The necklace contains around 300 carats of diamonds (Pic: Sotheby's)
The necklace contains around 300 carats of diamonds (Pic: Sotheby's)

A mysterious necklace, laden with 500 diamonds and with possible links to a scandal that contributed to the downfall of French queen Marie Antoinette, has sold for 3.55 million Swiss francs (€3.8m) at an auction in Switzerland.

The 18th century jewel - containing around 300 carats of diamonds - had been estimated to go under the hammer at the Sotheby's Royal and Noble Jewels sale in Geneva for around 2 million Swiss francs (€2.1m).

However, after energetic bidding, the hammer price was 3.55 million Swiss francs.

Sotheby's listed the final cost after taxes and commissions at 4.26 million francs (€4.55m).

Some of the diamonds are believed to stem from a piece at the centre of the 'Diamond Necklace Affair' - a scandal in the 1780s that further tarnished the reputation of France's last queen, Marie Antoinette, and boosted support for the coming French Revolution.

The auction house said the necklace, composed of three rows of diamonds finished with a diamond tassel at each end, had emerged "miraculously intact" from a private Asian collection to make its first public appearance in 50 years.

A statement issued before the sale said the "spectacular antique jewel is an incredible survivor of history".

A woman wearing the necklace prior to its sale

Describing the Georgian-era piece as "rare and highly important", Sotheby's said it had likely been created in the decade preceding the French Revolution.

"The jewel has passed from families to families. We can start at the early 20th century when it was part of the collection of the Marquesses of Anglesey," Chair of the auction house's jewellery department Andres White Correal said when the necklace went on display in London in September.

Members of this aristocratic family are believed to have worn the necklace twice in public - once at the 1937 coronation of King George VI and once at his daughter Queen Elizabeth II's coronation in 1953.

Beyond that, little is known, including who designed it and for whom it was commissioned, although Sotheby's believes that such an impressive antique jewel could only have been created for a royal family.

It added it is likely that some of the diamonds featured in the piece came from the famous necklace from the scandal that engulfed Marie Antoinette just a few years before she was guillotined.

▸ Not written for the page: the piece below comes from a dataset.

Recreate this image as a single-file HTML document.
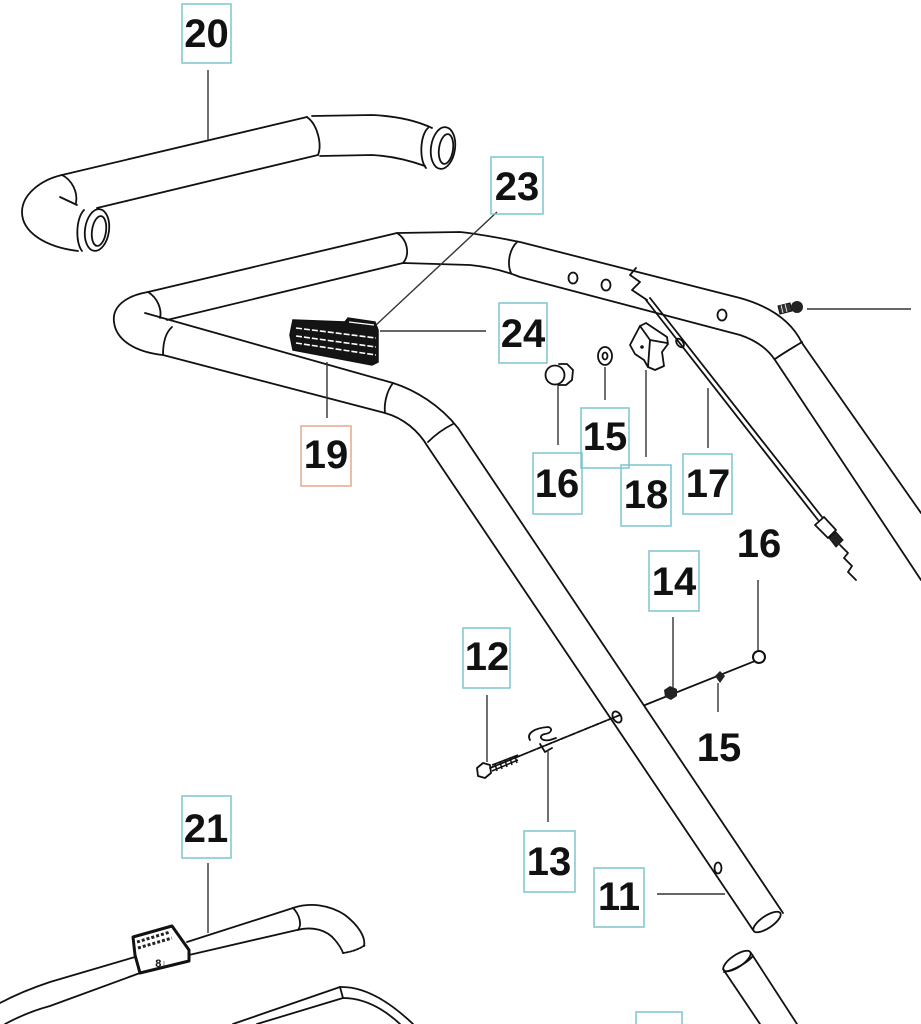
<!DOCTYPE html>
<html><head><meta charset="utf-8"><style>
html,body{margin:0;padding:0;background:#fff;}
svg{display:block;}
.l{fill:none;stroke:#111;stroke-width:1.8;stroke-linejoin:round;stroke-linecap:round;}
.ld{fill:none;stroke:#333;stroke-width:1.4;}
.bx{fill:none;stroke:#7cc6ce;stroke-width:1.5;}
.bo{fill:none;stroke:#e3a88c;stroke-width:1.5;}
text{font-family:"Liberation Sans",Arial,sans-serif;font-weight:bold;font-size:40px;fill:#111;text-anchor:middle;}
</style></head><body>
<svg width="921" height="1024" viewBox="0 0 921 1024" xmlns="http://www.w3.org/2000/svg">
<rect width="921" height="1024" fill="#fff"/>

<!-- Part 20 -->
<path class="l" d="M62,175 L307,117"/>
<path class="l" d="M97,208 L318,155"/>
<path class="l" d="M307,117 C318,125 322,145 318,155"/>
<path class="l" d="M312,116 L372,115 C395,116 415,120 432,128"/>
<path class="l" d="M320,156 L372,155 C392,156 408,160 425,166"/>
<path class="l" d="M428,128 C420,135 419,160 426,168"/>
<ellipse class="l" cx="443" cy="148" rx="12" ry="21" transform="rotate(8 443 148)"/>
<ellipse class="l" cx="446" cy="149" rx="7" ry="15" transform="rotate(8 446 149)"/>
<path class="l" d="M62,175 C40,180 22,195 22,212 C22,232 45,247 78,251"/>
<path class="l" d="M62,175 C72,180 78,192 76,203"/>
<path class="l" d="M60,197 L77,205"/>
<path class="l" d="M84,210 C76,218 75,242 82,251"/>
<ellipse class="l" cx="97" cy="230" rx="12" ry="21" transform="rotate(8 97 230)"/>
<ellipse class="l" cx="99" cy="231" rx="7" ry="15" transform="rotate(8 99 231)"/>
<path class="ld" d="M208,70 L208,140"/>

<!-- Main frame part 11 -->
<path class="l" d="M148,292 L397,233 L460,232 C480,234 500,238 520,242 L740,298 C765,305 790,318 802,343 L921,513"/>
<path class="l" d="M167,320 L403,263 L470,265 C490,267 505,271 520,277 L740,335 C755,340 767,348 775,360 L921,580"/>
<path class="l" d="M397,233 C408,240 410,255 403,263"/>
<path class="l" d="M517,242 C509,250 507,264 511,273"/>
<path class="l" d="M775,359 C785,352 794,347 802,342"/>
<ellipse class="l" cx="573" cy="278" rx="4.5" ry="5.5"/>
<ellipse class="l" cx="606" cy="285" rx="4.5" ry="5.5"/>
<ellipse class="l" cx="722" cy="315" rx="4.5" ry="5.5"/>
<!-- left elbow -->
<path class="l" d="M148,292 C125,296 112,307 114,322 C116,340 135,352 163,355"/>
<path class="l" d="M148,292 C158,298 162,310 160,318"/>
<path class="l" d="M172,327 C165,333 163,345 163,355"/>
<!-- leg -->
<path class="l" d="M145,313 L393,383 C415,390 440,405 458,428 L783,913"/>
<path class="l" d="M163,355 L385,413 C403,418 418,430 428,447 L753,930"/>
<path class="l" d="M393,383 C386,392 384,405 385,413"/>
<path class="l" d="M428,442 C436,434 445,428 453,424"/>
<ellipse class="l" cx="767" cy="922" rx="16" ry="6" transform="rotate(-34 767 922)"/>
<ellipse class="l" cx="718" cy="868" rx="3.5" ry="5.5"/>
<path class="ld" d="M657,894 L725,894"/>
<!-- lower tube -->
<path class="l" d="M723,969 L760,1024"/>
<path class="l" d="M751,953 L797,1024"/>
<ellipse class="l" cx="737" cy="961" rx="16" ry="6" transform="rotate(-34 737 961)"/>
<path class="l" d="M724,972 C735,970 748,962 753,956"/>

<!-- Bracket 19/24 -->
<polygon points="293,320 345,322 348,318 375,322 378,330 378,362 372,365 293,350 290,335" fill="#141414" stroke="#111" stroke-width="1.5"/>
<path d="M296,328 L376,338 M296,336 L376,347 M296,343 L376,355" stroke="#fff" stroke-width="1.6" stroke-dasharray="6 2" fill="none"/>
<path d="M349,322 L374,325" stroke="#fff" stroke-width="1.2"/>
<path class="ld" d="M497,212 L376,325"/>
<path class="ld" d="M380,331 L486,331"/>
<path class="ld" d="M327,362 L327,418"/>

<!-- 16 cap nut -->
<circle class="l" cx="555" cy="375" r="9.5"/>
<path class="l" d="M559,364 L567,364 L573,370 L572,380 L566,385 L558,385"/>
<path class="ld" d="M558,386 L558,445"/>
<!-- 15 washer -->
<ellipse class="l" cx="605" cy="356" rx="7" ry="9"/>
<ellipse class="l" cx="605" cy="356" rx="2.5" ry="3.5"/>
<path class="ld" d="M605,367 L605,400"/>
<!-- 18 block -->
<path class="l" d="M630,345 L640,326 L646,323 L667,337 L668,344 L662,352 L664,366 L655,370 L648,367 L644,360 L635,354 Z"/>
<path class="l" d="M640,326 L650,340 L667,343 M650,340 L648,367"/>
<circle cx="642" cy="347" r="1.8" fill="#111"/>
<path class="ld" d="M646,370 L646,457"/>

<!-- 17 cable -->
<path class="l" d="M636,268 L630,275 L640,282 L632,290 L647,300"/>
<path class="l" d="M646,300 L818,520"/>
<path class="l" d="M650,298 L822,517" stroke-width="1.3"/>
<ellipse class="l" cx="680" cy="343" rx="3" ry="5" transform="rotate(-38 680 343)"/>
<polygon class="l" points="815,525 824,517 836,530 828,538"/>
<polygon points="829,538 836,532 843,540 836,547" fill="#222" stroke="#111" stroke-width="1"/>
<path class="l" d="M840,545 L848,553 L844,558 L852,566 L848,572 L856,580"/>
<path class="ld" d="M708,388 L708,448"/>

<!-- bolt top right -->
<polygon points="778,306 790,303 792,311 780,314" fill="#333" stroke="#111" stroke-width="1"/>
<circle cx="797" cy="307" r="6" fill="#222"/>
<path d="M781,305 L783,313 M785,304 L787,312" stroke="#fff" stroke-width="0.8"/>
<path class="ld" d="M807,309 L911,309"/>

<!-- rod 14/15/16 -->
<path class="l" d="M645,705 L765,657" stroke-width="2"/>
<polygon points="664,690 670,686 677,689 677,696 671,700 665,697" fill="#222"/>
<polygon points="715,676 720,671 725,676 720,683" fill="#222"/>
<circle cx="759" cy="657" r="6" fill="#fff" stroke="#111" stroke-width="2"/>
<path class="ld" d="M758,580 L758,650"/>
<path class="ld" d="M673,617 L673,688"/>
<path class="ld" d="M718,683 L718,712"/>

<!-- rod 12/13 -->
<path class="l" d="M490,768 L620,715" stroke-width="1.4" stroke-dasharray="7 1.5"/>
<polygon class="l" points="477,768 483,763 490,765 491,773 485,778 478,776"/>
<path d="M492,765 L518,755 M492,771 L518,760" stroke="#111" stroke-width="1.5" fill="none"/>
<path d="M495,764 L497,771 M500,762 L502,769 M505,760 L507,767 M510,758 L512,765 M515,756 L517,763" stroke="#111" stroke-width="1.5"/>
<path class="l" d="M530,740 C526,733 535,728 548,727 C553,728 552,733 545,734 C538,735 540,742 550,740 L556,738"/>
<path class="l" d="M540,744 L545,752 L552,748"/>
<ellipse class="l" cx="617" cy="717" rx="4" ry="6" transform="rotate(-30 617 717)"/>
<path class="ld" d="M487,695 L487,762"/>
<path class="ld" d="M548,750 L548,822"/>

<!-- Part 21 -->
<path class="l" d="M0,1003 C15,995 35,987 50,982 L135,957"/>
<path class="l" d="M187,942 L293,908 C310,902 330,905 345,915 C358,925 366,937 364,946"/>
<path class="l" d="M5,1024 C20,1016 35,1010 50,1006 L140,973"/>
<path class="l" d="M189,955 L297,930 C313,926 327,930 335,940 C340,946 342,950 343,953"/>
<path class="l" d="M343,953 C350,952 358,950 365,945" stroke-dasharray="2 1.5"/>
<path class="l" d="M293,908 C300,915 302,925 298,930"/>
<polygon points="133,937 172,926 189,950 189,961 140,973 135,955" fill="#fff" stroke="#111" stroke-width="3" stroke-linejoin="round"/>
<path d="M137,942 L170,932 M138,948 L172,938" stroke="#222" stroke-width="3" stroke-dasharray="3 2"/>
<text x="161" y="967" style="font-size:11px;">8↓</text>
<path class="ld" d="M208,863 L208,933"/>
<path class="l" d="M233,1024 L340,987 C367,986 393,1005 413,1024"/>
<path class="l" d="M257,1024 L343,998 C367,998 387,1012 400,1024"/>
<path class="l" d="M340,987 L343,998"/>

<!-- Labels -->
<rect class="bx" x="182" y="4" width="49" height="59"/><text x="206.5" y="47">20</text>
<rect class="bx" x="491" y="157" width="52" height="57"/><text x="517" y="200">23</text>
<rect class="bx" x="499" y="303" width="48" height="60"/><text x="523" y="347">24</text>
<rect class="bo" x="301" y="426" width="50" height="60"/><text x="326" y="468">19</text>
<rect class="bx" x="581" y="408" width="48" height="60"/><text x="605" y="450">15</text>
<rect class="bx" x="533" y="453" width="49" height="61"/><text x="557" y="497">16</text>
<rect class="bx" x="621" y="465" width="50" height="61"/><text x="646" y="508">18</text>
<rect class="bx" x="683" y="454" width="49" height="60"/><text x="708" y="497">17</text>
<text x="759" y="557">16</text>
<rect class="bx" x="649" y="551" width="50" height="60"/><text x="674" y="595">14</text>
<rect class="bx" x="463" y="628" width="47" height="60"/><text x="487" y="670">12</text>
<text x="719" y="761">15</text>
<rect class="bx" x="524" y="831" width="51" height="61"/><text x="549" y="875">13</text>
<rect class="bx" x="594" y="868" width="50" height="59"/><text x="619" y="910">11</text>
<rect class="bx" x="182" y="796" width="49" height="62"/><text x="206" y="842">21</text>
<rect class="bx" x="636" y="1012" width="46" height="30"/>
</svg>
</body></html>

A portrait of Marie Antoinette who died in 1793

The controversy involved a hard-up nobel woman, named Jeanne de la Motte, who pretended to be a confidante of the queen, and managed to acquire a lavish diamond-studded necklace in her name, against a promise of a later payment.

While Marie Antoinette was later found to be blameless in the affair, the scandal deepened the perception of her careless extravagance, adding to the anger that would unleash the revolution.

Sotheby's said the diamonds in the necklace sold were likely sourced from "the legendary Golconda mines in India" - considered to produce the purest and most dazzling diamonds.